** Begin **

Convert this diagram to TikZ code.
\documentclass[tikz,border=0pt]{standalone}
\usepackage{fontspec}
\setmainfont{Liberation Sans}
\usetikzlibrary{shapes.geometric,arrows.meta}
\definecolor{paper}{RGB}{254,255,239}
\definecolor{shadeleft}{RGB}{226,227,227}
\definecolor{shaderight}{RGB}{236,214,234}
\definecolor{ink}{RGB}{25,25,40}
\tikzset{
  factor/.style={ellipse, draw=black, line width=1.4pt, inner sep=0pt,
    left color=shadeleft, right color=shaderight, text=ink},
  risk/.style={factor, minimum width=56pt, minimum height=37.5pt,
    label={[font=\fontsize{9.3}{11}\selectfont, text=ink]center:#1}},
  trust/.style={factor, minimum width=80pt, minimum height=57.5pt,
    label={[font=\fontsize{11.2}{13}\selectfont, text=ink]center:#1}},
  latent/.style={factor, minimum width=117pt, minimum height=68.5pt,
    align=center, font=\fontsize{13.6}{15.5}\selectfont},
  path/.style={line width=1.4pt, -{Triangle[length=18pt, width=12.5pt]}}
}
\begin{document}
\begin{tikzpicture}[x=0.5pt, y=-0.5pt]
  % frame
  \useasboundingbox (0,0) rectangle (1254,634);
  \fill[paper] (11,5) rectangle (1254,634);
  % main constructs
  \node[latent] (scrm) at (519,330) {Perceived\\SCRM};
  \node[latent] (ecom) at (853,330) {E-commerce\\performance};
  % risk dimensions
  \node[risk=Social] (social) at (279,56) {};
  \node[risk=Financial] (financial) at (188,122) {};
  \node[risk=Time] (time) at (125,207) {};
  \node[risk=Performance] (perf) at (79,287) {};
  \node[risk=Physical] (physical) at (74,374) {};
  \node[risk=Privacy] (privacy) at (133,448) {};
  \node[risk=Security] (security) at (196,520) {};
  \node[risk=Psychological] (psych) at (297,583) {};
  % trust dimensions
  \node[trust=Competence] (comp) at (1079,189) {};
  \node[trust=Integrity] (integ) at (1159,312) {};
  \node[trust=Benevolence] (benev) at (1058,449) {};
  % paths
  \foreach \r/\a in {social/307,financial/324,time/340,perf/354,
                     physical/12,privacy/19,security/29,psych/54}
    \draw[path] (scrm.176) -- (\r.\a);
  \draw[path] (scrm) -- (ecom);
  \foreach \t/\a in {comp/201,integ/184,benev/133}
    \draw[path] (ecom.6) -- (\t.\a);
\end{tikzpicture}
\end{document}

** End **
** Begin **

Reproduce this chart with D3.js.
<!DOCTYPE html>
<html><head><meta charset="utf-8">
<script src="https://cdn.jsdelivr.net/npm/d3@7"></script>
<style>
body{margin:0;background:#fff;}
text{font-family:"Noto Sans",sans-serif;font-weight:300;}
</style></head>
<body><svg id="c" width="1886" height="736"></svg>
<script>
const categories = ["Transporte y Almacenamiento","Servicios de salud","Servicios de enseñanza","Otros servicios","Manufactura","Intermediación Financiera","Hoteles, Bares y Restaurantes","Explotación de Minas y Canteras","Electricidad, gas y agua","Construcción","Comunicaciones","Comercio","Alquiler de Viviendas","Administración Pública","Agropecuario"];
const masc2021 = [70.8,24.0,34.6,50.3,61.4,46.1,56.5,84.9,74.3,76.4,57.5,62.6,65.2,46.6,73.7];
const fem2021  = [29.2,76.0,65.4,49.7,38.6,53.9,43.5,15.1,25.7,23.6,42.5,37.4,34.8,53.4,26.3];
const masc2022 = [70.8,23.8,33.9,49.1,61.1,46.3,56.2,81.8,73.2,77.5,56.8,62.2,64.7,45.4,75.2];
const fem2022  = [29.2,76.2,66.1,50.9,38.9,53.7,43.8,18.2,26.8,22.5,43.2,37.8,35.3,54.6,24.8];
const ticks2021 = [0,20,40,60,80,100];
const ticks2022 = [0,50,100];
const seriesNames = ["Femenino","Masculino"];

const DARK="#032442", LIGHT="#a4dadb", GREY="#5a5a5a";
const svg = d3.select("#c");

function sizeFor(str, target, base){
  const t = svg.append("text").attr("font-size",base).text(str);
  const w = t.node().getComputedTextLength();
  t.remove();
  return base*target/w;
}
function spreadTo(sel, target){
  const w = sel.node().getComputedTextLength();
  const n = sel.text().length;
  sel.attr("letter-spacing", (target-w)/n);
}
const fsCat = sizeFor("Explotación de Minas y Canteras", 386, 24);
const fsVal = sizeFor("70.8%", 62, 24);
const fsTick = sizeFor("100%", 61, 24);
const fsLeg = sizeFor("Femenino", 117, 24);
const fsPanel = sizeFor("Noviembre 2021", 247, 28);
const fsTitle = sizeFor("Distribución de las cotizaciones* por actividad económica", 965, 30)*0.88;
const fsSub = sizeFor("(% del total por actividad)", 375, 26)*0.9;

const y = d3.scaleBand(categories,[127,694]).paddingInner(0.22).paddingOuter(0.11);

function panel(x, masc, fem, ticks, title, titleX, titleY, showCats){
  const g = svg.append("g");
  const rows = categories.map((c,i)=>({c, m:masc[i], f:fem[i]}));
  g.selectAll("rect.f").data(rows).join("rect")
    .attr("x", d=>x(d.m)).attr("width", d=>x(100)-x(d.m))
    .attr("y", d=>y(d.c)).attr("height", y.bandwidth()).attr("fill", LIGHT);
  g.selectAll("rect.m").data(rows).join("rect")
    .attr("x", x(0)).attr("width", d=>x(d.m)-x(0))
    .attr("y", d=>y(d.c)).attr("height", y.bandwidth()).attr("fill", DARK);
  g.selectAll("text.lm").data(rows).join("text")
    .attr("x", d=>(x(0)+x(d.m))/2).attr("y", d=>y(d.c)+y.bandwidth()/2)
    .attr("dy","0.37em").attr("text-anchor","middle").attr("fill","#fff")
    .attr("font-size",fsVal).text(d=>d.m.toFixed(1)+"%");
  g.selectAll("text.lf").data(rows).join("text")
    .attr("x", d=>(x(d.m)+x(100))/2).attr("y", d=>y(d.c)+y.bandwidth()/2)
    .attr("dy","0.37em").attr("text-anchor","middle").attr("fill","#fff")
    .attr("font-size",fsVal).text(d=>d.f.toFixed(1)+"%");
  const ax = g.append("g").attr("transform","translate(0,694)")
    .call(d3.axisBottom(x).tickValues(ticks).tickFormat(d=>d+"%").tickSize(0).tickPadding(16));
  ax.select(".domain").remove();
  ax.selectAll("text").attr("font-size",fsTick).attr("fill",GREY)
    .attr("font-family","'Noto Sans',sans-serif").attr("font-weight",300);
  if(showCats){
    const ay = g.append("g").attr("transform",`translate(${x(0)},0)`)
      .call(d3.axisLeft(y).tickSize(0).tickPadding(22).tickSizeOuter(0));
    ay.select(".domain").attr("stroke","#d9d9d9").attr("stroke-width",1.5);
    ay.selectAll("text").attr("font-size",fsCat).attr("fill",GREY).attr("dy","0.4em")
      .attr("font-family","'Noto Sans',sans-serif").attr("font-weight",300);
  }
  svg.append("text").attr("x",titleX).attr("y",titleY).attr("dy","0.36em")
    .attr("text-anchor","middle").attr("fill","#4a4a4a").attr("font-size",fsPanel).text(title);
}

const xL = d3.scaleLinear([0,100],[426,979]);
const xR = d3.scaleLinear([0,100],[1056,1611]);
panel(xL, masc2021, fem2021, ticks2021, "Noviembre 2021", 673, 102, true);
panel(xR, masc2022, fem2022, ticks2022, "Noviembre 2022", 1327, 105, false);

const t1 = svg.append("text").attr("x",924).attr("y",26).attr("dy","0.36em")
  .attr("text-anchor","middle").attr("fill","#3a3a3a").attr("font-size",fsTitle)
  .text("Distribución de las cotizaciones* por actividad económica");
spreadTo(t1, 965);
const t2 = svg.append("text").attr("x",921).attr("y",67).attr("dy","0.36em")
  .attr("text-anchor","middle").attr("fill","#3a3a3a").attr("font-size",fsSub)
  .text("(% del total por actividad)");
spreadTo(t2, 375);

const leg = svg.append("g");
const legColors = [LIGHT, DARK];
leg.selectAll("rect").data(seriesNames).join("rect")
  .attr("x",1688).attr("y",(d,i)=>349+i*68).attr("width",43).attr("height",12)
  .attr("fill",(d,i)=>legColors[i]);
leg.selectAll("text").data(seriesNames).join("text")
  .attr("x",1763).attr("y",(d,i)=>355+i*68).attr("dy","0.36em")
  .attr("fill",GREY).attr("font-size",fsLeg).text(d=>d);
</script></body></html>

** End **
** Begin **

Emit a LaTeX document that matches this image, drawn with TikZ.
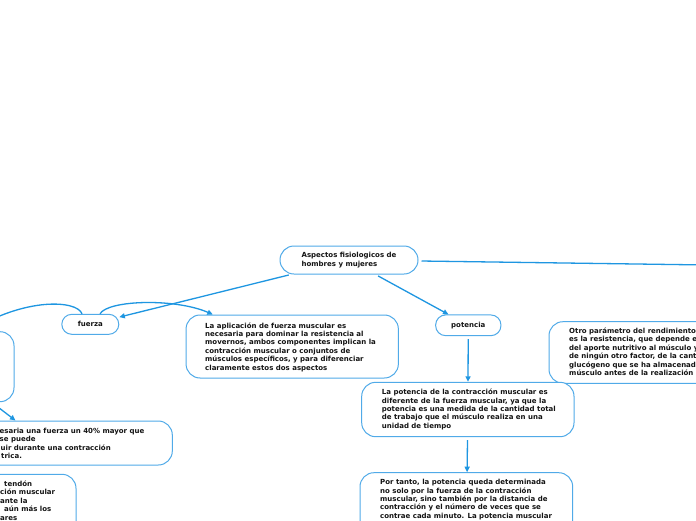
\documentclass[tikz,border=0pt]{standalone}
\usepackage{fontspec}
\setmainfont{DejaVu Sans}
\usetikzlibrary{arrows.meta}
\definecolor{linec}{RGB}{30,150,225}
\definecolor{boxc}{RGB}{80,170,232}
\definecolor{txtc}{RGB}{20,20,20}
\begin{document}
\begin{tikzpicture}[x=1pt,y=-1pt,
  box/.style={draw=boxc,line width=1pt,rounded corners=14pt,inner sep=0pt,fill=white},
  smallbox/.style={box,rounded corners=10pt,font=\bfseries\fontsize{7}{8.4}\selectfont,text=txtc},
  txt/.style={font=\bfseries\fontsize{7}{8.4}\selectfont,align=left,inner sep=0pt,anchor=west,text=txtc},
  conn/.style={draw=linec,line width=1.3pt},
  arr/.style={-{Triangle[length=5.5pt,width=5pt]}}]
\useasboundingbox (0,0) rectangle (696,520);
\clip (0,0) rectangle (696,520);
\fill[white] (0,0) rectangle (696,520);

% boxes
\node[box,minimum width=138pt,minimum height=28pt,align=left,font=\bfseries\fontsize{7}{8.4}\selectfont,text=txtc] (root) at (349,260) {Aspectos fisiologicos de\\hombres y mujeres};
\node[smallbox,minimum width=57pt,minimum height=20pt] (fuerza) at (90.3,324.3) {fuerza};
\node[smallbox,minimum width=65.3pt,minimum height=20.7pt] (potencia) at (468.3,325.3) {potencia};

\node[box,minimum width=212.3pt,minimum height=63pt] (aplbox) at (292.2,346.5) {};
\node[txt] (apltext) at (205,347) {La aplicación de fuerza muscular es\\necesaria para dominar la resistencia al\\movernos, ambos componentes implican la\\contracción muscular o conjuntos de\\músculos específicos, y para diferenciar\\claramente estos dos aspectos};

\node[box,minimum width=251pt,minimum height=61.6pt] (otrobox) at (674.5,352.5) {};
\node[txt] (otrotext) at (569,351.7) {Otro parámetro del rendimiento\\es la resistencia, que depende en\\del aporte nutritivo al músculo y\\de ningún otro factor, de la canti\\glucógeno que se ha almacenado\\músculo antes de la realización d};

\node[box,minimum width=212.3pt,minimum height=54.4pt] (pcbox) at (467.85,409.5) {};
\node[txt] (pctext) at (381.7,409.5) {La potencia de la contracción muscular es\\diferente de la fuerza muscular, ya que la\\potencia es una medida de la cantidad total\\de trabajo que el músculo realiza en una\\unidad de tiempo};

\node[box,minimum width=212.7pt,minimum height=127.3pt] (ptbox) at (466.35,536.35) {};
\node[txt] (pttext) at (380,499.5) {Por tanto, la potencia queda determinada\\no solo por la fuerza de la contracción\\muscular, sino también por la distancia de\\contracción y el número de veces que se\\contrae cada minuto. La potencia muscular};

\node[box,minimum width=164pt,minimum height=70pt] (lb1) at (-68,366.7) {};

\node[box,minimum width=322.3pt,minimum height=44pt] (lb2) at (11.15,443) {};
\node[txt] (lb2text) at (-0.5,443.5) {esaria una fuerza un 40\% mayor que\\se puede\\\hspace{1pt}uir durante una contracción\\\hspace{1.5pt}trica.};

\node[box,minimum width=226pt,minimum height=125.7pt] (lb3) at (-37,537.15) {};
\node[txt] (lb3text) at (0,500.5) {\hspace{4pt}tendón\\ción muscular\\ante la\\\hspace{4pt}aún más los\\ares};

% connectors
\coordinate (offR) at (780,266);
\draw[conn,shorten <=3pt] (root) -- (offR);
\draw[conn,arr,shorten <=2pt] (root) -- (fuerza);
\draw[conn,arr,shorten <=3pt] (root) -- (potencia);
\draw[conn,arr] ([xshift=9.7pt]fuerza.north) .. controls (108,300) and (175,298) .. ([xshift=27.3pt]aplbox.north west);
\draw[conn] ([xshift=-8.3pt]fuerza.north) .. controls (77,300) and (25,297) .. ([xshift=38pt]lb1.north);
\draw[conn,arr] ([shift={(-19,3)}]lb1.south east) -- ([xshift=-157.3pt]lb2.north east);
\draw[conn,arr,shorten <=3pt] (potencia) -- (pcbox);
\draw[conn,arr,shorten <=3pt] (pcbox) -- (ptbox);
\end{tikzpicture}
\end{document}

** End **

WHAT IS REQUIRED » Retype, word for word, only the lines from the one containing "Emit a LaTeX" through the one containing "(pctext) at (381.7,409.5)", both included, and leave out any pictures.

RESULT FOR THIS EXERCISE »
Emit a LaTeX document that matches this image, drawn with TikZ.
\documentclass[tikz,border=0pt]{standalone}
\usepackage{fontspec}
\setmainfont{DejaVu Sans}
\usetikzlibrary{arrows.meta}
\definecolor{linec}{RGB}{30,150,225}
\definecolor{boxc}{RGB}{80,170,232}
\definecolor{txtc}{RGB}{20,20,20}
\begin{document}
\begin{tikzpicture}[x=1pt,y=-1pt,
  box/.style={draw=boxc,line width=1pt,rounded corners=14pt,inner sep=0pt,fill=white},
  smallbox/.style={box,rounded corners=10pt,font=\bfseries\fontsize{7}{8.4}\selectfont,text=txtc},
  txt/.style={font=\bfseries\fontsize{7}{8.4}\selectfont,align=left,inner sep=0pt,anchor=west,text=txtc},
  conn/.style={draw=linec,line width=1.3pt},
  arr/.style={-{Triangle[length=5.5pt,width=5pt]}}]
\useasboundingbox (0,0) rectangle (696,520);
\clip (0,0) rectangle (696,520);
\fill[white] (0,0) rectangle (696,520);

% boxes
\node[box,minimum width=138pt,minimum height=28pt,align=left,font=\bfseries\fontsize{7}{8.4}\selectfont,text=txtc] (root) at (349,260) {Aspectos fisiologicos de\\hombres y mujeres};
\node[smallbox,minimum width=57pt,minimum height=20pt] (fuerza) at (90.3,324.3) {fuerza};
\node[smallbox,minimum width=65.3pt,minimum height=20.7pt] (potencia) at (468.3,325.3) {potencia};

\node[box,minimum width=212.3pt,minimum height=63pt] (aplbox) at (292.2,346.5) {};
\node[txt] (apltext) at (205,347) {La aplicación de fuerza muscular es\\necesaria para dominar la resistencia al\\movernos, ambos componentes implican la\\contracción muscular o conjuntos de\\músculos específicos, y para diferenciar\\claramente estos dos aspectos};

\node[box,minimum width=251pt,minimum height=61.6pt] (otrobox) at (674.5,352.5) {};
\node[txt] (otrotext) at (569,351.7) {Otro parámetro del rendimiento\\es la resistencia, que depende en\\del aporte nutritivo al músculo y\\de ningún otro factor, de la canti\\glucógeno que se ha almacenado\\músculo antes de la realización d};

\node[box,minimum width=212.3pt,minimum height=54.4pt] (pcbox) at (467.85,409.5) {};
\node[txt] (pctext) at (381.7,409.5) {La potencia de la contracción muscular es\\diferente de la fuerza muscular, ya que la\\potencia es una medida de la cantidad total\\de trabajo que el músculo realiza en una\\unidad de tiempo};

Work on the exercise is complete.